Melbourne Vice Mayor Dan Porsi told the city’s background check firm that some councilors had viewed McNees’ decision to apply for the position as deceitful since he hadn’t informed everyone. However, there was more to the story as to why some of the new councilors wanted to fire him.

“One of the members of council was a former police officer who had an issue with Mike about a complaint of some sort in the past,” Porsi said. “Another incoming council member had a relative who had an issue with Mike over some previous perceived personnel problem, and another was a prior past council person that felt somehow persecuted by Mike.”

Bonfield faced a similar situation as he too was removed for his job as the city manager of Creedmor.

During a city commission vote, Bonfield was terminated but none of the councilors that voted for termination gave a reason why.

The current city manager, Rachel Weichel, provided some insight when she was interviewed by the background check firm.

“We had two newly elected commission members who took over and were not what you would consider to be well versed in city operations or municipal government,” Weichel said. “I think these people were intimidated by Mike and his intelligent approaches to managing city operations. 

“After they were elected Mike made every effort to work with them. He even signed them up for the newly elected officials course offered through the state and attended the workshops with them. But after they took over, they simply stopped communicating with Mike, and would not speak with him.”

Coffey resigned as the Flagler County administrator after taking heat for a Sheriff’s Operation Center that had to be abandoned.

Although the county commission approved the purchase of the building, it was Coffey that took the blame after some employees allegedly became ill. 

Former County Commissioner Nate McLaughlin summed Coffey’s departure as “Politics, end of story.”

“New Commission members were elected and one of the first things that the new commissioner wanted to do was to bring in his own people,” McLaughlin said. “This new official pretty much ran on the platform of getting rid of Craig over the whole Sheriff’s Operation Center. 

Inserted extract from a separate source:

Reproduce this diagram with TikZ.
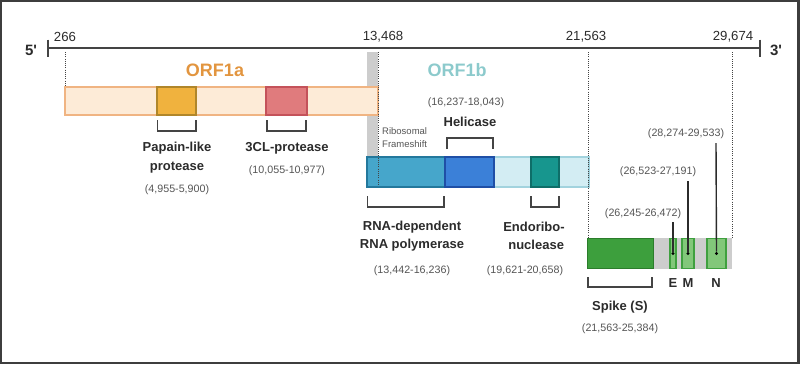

“And this has become a political nightmare right now for Flagler County. Craig actually had the votes to be able to stay, but he understood the political realities and didn’t want to put himself and his family through more turmoil and personal attacks, so he decided to resign. And I think he did the right thing.”

A victim to politics as well, Barwick’s tenure in Aspen ended earlier this year after 19 years on the job.

Barwick’s resignation came following an executive session. Few details were offered at the time.

While other interviews cast some of the blame on organizations with political clout, Mayor Steve Skadron added that the election cycle was also a factor during his interview with the background check firm.

“He partly got caught up in an election cycle here. We had three city council members running for seats and they wanted to be seen as change agents and wanted to shake things up,” Skadron said. “And I think that Steve just got caught up in that. He was here for 19 years, and that should speak volumes about his abilities. But there were those who felt it was best to change things just for the sake of change. It really didn’t have anything to do with his skill set or abilities.”

Swanson’s demise in Coral Gables too was related to law enforcement.

Although she was lauded for a number of improvements she made to the city, her downfall came as a result of losing a political battle over the Police Chief Ed Hudak.

Along with disagreements over who should have control over the department, Swanson rescinded a letter of reprimand to Hudak after the city found he did nothing wrong by appearing in a photo with female members of the police department, who were off duty, at a pool party.

The feud was a major factor in her resignation, former Vice Mayor Bill Kerdyk said.

“After a period of time, I went to Cathy and suggested that she should just let this thing drop,” Kerdyk said. “But she just would not let it go and the commission basically told her that this was a deal killer for her if (the) situation was not resolved. 

“There was the issue with a photograph of the chief at a pool party, a subsequent investigation and accusations, and it was just ugly. Ultimately it came down to the fact that she was not willing to relent, and she decided that it was either her or the chief. She didn’t have sufficient votes or support on the commission, so she resigned.”

For the Marco Island City Council to hire a city manager, it will require a super majority, or five votes. If a selection is made Tuesday, contract negotiations will then take place with the goal of having the new manager in place by August.